Exercise:
Single out the lines that include the word "matplotlib". Copy them.

Information shown:
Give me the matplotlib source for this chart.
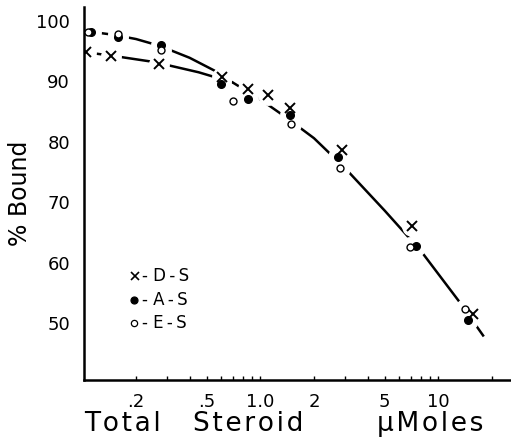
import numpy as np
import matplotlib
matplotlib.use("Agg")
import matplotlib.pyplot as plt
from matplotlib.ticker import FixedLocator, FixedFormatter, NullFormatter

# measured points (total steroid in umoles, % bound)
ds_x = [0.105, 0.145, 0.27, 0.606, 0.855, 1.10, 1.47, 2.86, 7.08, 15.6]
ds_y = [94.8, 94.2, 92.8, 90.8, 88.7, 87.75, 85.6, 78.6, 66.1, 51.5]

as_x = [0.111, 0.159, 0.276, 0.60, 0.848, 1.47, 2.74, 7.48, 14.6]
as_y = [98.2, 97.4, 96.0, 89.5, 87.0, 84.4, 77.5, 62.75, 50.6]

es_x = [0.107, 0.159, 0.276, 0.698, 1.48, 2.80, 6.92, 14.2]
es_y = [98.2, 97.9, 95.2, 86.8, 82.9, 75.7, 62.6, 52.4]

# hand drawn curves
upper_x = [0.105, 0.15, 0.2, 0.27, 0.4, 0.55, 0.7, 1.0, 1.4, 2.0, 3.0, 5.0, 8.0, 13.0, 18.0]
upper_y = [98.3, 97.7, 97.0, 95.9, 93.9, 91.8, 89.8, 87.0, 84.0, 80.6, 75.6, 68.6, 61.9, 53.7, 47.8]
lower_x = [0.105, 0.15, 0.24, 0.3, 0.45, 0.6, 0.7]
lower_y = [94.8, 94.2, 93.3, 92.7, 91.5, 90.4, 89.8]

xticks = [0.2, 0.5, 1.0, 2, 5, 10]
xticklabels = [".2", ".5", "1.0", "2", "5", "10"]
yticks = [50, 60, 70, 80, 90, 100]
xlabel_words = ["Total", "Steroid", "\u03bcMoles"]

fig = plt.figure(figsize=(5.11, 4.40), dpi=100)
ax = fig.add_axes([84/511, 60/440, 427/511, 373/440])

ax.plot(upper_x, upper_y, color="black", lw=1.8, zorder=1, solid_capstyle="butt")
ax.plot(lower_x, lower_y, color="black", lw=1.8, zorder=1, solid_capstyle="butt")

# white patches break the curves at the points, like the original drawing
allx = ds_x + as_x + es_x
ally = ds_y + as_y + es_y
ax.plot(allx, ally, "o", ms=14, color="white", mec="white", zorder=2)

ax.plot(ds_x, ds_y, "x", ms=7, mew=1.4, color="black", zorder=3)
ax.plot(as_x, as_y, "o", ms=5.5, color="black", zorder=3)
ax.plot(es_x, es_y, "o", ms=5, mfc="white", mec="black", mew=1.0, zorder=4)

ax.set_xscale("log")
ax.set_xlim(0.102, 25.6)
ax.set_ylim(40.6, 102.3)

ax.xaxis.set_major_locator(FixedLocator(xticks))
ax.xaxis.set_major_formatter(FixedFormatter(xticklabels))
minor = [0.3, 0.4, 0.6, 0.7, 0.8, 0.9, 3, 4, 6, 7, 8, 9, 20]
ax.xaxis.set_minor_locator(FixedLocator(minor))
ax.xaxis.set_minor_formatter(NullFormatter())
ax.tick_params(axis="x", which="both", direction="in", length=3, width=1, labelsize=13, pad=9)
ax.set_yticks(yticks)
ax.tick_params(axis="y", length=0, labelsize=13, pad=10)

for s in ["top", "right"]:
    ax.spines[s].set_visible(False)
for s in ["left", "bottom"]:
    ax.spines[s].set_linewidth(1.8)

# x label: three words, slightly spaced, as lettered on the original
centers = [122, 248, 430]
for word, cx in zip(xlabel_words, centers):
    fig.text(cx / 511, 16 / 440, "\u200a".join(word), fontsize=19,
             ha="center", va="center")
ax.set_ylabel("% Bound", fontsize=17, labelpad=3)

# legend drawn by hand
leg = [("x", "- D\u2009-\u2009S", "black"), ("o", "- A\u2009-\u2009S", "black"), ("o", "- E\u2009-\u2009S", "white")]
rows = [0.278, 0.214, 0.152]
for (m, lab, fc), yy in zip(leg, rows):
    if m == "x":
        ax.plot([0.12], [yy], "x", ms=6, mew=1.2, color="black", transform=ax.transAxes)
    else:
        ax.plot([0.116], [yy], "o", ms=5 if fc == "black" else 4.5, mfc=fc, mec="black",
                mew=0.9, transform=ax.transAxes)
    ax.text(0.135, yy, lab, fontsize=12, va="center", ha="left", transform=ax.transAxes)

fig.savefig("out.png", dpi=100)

Result of this exercise:
Give me the matplotlib source for this chart.
import matplotlib
matplotlib.use("Agg")
import matplotlib.pyplot as plt
from matplotlib.ticker import FixedLocator, FixedFormatter, NullFormatter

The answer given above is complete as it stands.